Written problem> No pictures go into the copy. Write out exactly the lines below from the one containing "Write the matplotlib code for this chart." through the one containing "c_leas = '#A6A6A6'".

## begin Listed entries

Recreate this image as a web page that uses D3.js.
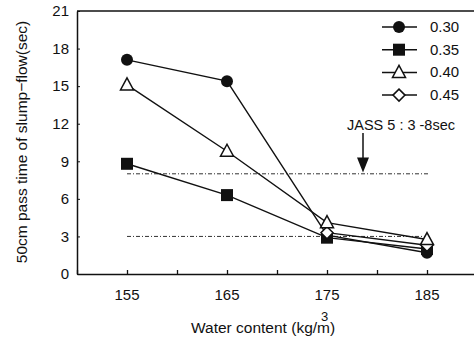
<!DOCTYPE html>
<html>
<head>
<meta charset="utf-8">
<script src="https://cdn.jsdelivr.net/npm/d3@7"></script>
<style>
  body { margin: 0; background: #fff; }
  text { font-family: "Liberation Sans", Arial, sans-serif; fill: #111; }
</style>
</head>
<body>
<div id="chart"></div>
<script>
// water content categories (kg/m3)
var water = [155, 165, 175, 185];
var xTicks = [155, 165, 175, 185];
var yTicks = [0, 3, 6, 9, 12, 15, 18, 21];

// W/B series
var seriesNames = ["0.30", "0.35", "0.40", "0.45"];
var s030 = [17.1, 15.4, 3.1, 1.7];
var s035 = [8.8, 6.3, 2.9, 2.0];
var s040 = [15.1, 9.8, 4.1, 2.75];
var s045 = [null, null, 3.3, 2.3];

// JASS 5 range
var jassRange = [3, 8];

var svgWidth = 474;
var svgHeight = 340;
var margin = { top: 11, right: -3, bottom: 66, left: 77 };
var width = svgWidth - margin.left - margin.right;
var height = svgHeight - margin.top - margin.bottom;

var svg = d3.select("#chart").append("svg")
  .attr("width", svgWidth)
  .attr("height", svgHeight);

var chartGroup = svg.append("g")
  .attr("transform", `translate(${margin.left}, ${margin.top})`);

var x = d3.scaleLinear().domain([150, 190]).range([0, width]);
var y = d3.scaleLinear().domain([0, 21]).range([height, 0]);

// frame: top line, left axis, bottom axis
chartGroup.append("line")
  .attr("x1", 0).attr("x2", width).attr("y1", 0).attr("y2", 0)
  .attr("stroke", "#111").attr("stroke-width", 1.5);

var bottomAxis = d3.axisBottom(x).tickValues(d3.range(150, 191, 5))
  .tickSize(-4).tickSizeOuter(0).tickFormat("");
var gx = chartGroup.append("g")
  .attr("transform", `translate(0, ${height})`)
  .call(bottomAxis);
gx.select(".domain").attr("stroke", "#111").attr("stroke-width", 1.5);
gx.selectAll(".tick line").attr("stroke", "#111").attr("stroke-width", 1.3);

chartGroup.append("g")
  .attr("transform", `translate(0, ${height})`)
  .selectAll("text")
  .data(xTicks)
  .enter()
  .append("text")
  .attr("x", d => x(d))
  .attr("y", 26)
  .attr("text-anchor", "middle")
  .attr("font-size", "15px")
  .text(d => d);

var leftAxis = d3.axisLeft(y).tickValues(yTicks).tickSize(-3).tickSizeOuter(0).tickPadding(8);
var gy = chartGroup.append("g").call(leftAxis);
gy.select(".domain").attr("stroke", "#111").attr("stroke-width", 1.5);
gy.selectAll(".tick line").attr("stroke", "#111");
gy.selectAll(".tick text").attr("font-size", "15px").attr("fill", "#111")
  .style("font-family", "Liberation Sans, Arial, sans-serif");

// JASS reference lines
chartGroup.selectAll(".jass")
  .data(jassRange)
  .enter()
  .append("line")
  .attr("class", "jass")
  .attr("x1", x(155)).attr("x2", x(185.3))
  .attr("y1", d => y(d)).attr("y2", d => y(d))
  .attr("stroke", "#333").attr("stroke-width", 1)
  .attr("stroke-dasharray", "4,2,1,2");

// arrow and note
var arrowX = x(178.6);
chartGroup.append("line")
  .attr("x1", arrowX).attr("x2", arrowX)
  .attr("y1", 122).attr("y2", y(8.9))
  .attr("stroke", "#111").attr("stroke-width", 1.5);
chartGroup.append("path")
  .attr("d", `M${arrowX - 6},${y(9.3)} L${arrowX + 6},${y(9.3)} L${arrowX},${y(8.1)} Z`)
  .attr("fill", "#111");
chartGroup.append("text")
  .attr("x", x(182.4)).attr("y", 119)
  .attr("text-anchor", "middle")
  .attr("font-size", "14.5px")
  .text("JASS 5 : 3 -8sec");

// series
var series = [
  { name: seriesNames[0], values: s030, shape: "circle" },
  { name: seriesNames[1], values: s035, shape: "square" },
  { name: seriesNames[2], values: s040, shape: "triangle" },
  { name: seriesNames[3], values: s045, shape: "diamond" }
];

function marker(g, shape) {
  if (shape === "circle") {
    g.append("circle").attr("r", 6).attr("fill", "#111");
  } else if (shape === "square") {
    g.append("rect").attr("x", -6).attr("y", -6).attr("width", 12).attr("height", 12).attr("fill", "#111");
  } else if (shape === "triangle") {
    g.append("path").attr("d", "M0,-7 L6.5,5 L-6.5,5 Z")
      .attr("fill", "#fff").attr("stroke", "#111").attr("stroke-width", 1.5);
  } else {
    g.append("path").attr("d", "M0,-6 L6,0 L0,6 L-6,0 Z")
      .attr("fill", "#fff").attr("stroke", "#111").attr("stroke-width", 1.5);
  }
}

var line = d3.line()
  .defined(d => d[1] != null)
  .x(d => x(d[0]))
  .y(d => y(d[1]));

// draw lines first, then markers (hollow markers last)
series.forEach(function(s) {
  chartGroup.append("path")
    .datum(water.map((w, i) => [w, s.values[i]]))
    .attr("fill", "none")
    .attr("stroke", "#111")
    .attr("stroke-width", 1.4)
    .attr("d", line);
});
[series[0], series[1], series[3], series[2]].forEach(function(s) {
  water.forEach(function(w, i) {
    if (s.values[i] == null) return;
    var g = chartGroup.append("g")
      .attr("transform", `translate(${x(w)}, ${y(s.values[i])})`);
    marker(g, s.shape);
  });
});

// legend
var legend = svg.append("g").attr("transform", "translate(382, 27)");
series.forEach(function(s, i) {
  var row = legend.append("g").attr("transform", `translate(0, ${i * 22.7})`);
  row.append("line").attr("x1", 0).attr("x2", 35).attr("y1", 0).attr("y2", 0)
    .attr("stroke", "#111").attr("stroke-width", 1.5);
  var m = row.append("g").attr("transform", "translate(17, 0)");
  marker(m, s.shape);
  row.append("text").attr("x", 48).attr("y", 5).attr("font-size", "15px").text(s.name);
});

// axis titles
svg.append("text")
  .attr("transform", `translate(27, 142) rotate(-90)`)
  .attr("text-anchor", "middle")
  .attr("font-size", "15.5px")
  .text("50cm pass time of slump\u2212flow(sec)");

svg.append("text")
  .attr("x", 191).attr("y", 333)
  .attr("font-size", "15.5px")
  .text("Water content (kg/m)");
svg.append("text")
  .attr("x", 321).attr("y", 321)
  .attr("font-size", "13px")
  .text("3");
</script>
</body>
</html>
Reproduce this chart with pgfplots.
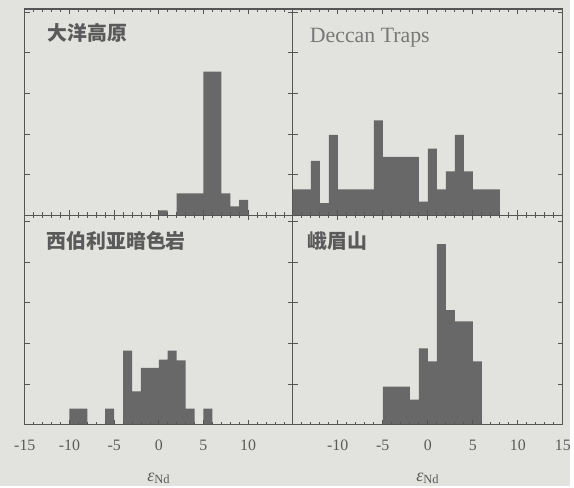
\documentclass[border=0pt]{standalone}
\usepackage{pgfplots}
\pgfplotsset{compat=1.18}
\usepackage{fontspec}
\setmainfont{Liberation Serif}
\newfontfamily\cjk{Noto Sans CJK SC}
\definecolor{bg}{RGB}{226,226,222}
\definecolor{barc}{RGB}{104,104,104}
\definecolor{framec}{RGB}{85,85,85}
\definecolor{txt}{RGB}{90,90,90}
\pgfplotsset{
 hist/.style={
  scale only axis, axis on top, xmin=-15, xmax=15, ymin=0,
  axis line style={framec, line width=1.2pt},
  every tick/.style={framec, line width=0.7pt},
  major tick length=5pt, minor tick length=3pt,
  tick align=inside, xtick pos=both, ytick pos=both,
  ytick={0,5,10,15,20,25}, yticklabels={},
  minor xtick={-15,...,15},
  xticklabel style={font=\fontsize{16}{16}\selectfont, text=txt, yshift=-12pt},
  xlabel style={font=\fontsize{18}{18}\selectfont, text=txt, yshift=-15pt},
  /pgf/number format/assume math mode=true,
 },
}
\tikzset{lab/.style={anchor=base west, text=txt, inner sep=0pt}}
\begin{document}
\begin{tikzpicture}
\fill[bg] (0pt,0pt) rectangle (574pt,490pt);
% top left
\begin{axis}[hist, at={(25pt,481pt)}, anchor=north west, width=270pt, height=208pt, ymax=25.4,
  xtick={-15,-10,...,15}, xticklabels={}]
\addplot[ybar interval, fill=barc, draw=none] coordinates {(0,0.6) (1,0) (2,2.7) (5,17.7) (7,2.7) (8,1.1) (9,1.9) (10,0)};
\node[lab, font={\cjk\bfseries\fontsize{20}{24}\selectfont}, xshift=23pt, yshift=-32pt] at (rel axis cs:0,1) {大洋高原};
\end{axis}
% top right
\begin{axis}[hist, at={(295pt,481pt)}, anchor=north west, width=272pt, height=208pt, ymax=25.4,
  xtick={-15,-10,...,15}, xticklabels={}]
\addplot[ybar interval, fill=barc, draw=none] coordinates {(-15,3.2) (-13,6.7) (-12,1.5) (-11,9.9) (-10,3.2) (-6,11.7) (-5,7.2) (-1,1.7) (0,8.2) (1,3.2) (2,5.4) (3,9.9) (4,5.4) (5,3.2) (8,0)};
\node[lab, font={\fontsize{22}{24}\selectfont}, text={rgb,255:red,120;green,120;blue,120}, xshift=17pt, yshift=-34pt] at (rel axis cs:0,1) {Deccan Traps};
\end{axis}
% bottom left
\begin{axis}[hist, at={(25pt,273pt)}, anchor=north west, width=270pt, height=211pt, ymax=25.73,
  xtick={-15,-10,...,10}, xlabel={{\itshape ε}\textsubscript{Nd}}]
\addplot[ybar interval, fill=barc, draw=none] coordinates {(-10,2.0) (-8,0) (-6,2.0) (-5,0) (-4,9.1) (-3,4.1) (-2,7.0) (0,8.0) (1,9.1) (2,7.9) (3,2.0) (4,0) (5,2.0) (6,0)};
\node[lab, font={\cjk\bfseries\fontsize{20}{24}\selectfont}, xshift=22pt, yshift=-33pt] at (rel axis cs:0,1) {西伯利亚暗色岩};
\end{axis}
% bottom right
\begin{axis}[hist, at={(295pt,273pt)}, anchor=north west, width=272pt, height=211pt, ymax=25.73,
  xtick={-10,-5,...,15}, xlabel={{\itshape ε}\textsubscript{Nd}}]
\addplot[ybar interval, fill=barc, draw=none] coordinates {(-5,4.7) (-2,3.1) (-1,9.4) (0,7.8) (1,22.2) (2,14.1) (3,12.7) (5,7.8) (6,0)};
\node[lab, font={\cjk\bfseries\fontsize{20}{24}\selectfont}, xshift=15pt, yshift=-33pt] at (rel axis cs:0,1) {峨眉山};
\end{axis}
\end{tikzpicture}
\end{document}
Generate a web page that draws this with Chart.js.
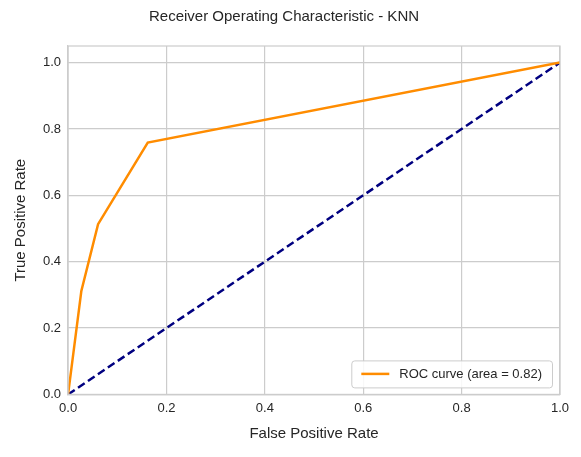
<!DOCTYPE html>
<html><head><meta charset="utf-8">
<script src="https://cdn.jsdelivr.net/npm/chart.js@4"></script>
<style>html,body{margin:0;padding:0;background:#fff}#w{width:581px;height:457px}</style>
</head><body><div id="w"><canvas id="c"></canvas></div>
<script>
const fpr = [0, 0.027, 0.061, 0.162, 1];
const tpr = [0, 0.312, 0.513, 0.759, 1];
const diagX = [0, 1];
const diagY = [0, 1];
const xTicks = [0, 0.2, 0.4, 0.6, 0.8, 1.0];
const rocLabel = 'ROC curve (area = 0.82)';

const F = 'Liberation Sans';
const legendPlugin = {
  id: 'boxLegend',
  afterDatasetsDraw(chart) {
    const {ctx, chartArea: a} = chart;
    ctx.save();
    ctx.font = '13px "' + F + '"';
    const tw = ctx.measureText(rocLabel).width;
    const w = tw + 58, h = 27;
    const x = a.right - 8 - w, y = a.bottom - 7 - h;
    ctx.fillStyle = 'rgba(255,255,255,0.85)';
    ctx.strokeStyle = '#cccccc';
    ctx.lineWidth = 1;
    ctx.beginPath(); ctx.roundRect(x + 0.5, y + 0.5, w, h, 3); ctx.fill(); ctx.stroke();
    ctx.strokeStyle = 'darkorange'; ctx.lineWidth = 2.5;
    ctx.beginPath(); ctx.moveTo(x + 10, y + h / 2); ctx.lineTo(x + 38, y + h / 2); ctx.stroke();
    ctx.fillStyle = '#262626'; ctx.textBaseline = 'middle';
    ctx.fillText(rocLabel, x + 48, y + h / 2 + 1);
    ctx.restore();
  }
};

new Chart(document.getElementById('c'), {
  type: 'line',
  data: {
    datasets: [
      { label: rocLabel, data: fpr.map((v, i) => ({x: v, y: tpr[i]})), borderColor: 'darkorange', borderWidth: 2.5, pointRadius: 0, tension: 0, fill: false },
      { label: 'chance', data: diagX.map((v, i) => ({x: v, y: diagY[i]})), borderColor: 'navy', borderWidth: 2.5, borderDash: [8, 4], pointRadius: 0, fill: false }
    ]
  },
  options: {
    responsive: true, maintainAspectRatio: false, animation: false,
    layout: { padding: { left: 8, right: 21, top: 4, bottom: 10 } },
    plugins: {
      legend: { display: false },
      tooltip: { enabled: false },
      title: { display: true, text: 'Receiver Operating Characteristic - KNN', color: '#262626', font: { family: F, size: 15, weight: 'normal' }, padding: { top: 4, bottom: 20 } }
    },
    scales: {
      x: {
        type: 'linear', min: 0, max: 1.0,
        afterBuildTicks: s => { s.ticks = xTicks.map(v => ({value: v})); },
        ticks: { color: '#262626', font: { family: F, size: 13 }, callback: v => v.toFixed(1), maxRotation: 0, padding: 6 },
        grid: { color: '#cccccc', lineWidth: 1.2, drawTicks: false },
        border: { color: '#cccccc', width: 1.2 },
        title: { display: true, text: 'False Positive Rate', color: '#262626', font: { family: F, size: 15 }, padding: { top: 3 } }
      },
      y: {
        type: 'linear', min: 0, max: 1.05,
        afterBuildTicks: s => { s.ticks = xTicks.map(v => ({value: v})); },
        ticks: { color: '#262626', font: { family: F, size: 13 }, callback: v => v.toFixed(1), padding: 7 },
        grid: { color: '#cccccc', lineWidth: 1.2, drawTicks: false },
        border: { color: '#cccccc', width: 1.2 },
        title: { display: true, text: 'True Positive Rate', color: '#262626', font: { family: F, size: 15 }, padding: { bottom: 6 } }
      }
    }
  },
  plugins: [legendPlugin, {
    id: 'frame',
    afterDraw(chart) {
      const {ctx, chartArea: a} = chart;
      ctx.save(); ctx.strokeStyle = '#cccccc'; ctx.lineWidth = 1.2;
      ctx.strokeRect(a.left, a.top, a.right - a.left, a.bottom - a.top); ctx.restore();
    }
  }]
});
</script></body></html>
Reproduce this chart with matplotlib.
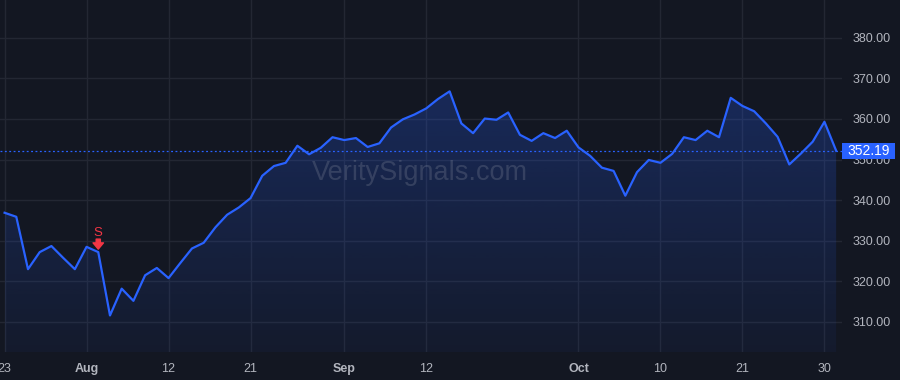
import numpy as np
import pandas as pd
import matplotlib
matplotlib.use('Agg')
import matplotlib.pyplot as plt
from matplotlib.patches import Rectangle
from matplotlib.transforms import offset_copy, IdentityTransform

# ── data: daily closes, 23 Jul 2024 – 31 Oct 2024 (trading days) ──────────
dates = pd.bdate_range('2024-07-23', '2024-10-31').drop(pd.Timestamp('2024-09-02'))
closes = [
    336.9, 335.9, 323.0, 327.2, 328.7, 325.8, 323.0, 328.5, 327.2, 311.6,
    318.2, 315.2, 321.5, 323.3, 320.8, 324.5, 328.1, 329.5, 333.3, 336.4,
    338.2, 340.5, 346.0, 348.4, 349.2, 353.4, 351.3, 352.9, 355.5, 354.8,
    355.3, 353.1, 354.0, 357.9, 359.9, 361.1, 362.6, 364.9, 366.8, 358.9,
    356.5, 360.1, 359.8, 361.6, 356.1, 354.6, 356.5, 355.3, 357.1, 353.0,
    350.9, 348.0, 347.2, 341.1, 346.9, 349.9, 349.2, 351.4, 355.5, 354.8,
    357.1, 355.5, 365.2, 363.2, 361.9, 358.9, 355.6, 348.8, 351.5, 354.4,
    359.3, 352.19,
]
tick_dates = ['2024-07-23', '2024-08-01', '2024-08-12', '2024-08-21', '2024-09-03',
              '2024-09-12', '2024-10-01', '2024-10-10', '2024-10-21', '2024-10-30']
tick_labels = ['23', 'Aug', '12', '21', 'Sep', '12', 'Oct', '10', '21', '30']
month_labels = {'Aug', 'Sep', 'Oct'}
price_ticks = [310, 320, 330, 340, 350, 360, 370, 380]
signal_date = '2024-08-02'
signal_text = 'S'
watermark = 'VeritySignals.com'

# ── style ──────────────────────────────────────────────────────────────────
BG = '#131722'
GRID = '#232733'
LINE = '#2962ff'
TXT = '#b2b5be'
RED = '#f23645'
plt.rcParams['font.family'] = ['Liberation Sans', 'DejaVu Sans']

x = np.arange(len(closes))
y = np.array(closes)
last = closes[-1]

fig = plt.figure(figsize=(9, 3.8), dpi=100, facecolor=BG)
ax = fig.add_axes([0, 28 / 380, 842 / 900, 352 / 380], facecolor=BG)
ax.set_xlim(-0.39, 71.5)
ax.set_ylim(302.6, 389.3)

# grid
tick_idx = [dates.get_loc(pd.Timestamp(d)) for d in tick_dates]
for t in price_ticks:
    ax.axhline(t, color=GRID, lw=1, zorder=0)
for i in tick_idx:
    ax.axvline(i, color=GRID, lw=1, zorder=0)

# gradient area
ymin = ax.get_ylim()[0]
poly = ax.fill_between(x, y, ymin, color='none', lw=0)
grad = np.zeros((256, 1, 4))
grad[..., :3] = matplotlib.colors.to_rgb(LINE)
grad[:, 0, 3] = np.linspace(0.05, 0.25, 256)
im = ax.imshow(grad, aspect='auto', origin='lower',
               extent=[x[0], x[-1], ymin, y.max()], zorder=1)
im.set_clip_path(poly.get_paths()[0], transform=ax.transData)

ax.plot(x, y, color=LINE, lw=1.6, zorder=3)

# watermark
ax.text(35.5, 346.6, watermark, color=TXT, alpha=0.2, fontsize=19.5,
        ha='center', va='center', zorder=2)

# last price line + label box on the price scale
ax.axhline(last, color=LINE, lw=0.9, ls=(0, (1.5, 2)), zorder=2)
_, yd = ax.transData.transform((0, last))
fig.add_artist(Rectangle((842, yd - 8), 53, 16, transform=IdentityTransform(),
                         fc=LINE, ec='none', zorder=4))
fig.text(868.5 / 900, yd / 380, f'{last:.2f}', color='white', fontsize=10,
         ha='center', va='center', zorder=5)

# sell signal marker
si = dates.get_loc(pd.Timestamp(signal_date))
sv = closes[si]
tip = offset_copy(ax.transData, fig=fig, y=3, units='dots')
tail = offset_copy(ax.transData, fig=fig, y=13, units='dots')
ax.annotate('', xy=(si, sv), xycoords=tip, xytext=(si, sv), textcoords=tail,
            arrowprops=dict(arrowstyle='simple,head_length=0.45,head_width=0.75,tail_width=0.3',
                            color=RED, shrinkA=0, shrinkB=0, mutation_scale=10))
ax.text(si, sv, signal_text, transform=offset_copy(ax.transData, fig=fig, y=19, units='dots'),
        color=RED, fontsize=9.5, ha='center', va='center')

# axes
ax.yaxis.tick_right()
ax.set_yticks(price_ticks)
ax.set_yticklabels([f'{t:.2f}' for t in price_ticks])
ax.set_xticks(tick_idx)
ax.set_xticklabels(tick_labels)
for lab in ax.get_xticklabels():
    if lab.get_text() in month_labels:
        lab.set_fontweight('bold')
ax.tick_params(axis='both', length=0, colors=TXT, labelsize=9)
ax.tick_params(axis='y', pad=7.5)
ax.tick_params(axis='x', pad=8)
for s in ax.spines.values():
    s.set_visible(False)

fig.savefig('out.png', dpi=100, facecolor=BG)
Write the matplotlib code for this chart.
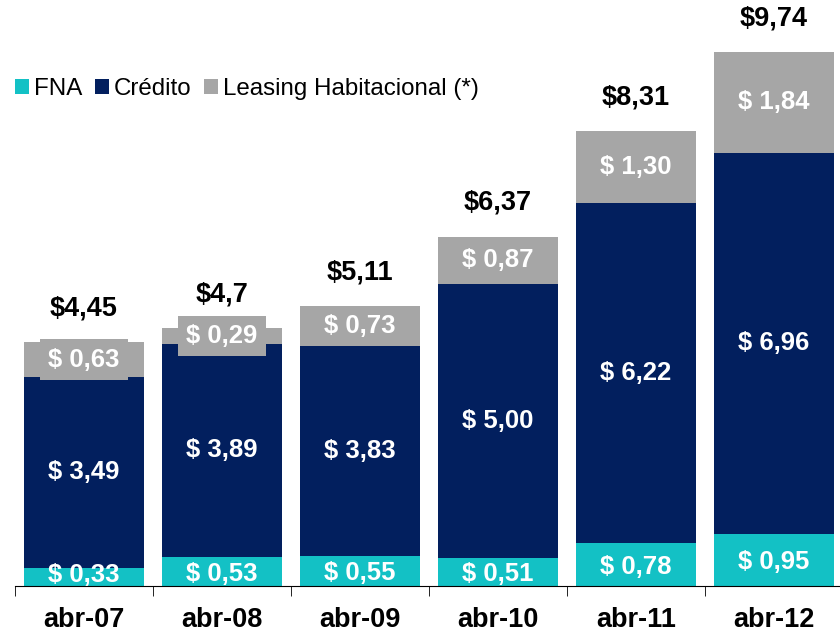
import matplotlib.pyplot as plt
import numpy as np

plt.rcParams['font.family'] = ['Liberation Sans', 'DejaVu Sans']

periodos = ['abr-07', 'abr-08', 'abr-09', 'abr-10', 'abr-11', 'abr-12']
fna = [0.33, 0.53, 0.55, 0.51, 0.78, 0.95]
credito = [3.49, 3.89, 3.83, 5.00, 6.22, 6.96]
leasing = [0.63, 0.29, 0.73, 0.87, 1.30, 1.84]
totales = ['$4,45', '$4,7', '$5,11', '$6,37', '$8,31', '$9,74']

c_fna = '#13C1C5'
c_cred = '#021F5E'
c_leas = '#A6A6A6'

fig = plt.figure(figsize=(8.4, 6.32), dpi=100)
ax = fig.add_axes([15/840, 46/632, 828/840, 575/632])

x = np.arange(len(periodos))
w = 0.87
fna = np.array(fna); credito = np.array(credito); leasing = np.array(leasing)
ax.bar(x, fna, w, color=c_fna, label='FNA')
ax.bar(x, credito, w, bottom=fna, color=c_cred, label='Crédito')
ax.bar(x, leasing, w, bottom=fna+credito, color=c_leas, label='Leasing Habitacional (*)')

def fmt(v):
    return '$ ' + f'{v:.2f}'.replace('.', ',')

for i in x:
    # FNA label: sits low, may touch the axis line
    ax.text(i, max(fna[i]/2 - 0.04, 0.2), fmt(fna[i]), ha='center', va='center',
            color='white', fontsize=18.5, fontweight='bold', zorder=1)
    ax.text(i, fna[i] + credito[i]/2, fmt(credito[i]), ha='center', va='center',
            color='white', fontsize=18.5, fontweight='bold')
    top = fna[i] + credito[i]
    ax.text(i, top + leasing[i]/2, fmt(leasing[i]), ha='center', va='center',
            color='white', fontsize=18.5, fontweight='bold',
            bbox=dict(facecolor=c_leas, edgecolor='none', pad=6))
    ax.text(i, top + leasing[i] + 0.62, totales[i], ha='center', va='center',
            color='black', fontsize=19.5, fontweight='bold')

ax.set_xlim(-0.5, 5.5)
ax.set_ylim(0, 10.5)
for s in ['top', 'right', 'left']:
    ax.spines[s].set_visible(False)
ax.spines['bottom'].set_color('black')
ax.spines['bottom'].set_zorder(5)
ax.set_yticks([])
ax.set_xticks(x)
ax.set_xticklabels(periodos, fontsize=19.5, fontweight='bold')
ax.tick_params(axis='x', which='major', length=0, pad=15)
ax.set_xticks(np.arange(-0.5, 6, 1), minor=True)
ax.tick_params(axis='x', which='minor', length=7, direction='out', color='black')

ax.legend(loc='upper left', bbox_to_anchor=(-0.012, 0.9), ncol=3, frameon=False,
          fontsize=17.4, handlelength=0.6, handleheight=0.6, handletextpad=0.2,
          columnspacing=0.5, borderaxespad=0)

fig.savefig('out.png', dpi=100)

## end Listed entries

Task output>
Write the matplotlib code for this chart.
import matplotlib.pyplot as plt
import numpy as np

plt.rcParams['font.family'] = ['Liberation Sans', 'DejaVu Sans']

periodos = ['abr-07', 'abr-08', 'abr-09', 'abr-10', 'abr-11', 'abr-12']
fna = [0.33, 0.53, 0.55, 0.51, 0.78, 0.95]
credito = [3.49, 3.89, 3.83, 5.00, 6.22, 6.96]
leasing = [0.63, 0.29, 0.73, 0.87, 1.30, 1.84]
totales = ['$4,45', '$4,7', '$5,11', '$6,37', '$8,31', '$9,74']

c_fna = '#13C1C5'
c_cred = '#021F5E'
c_leas = '#A6A6A6'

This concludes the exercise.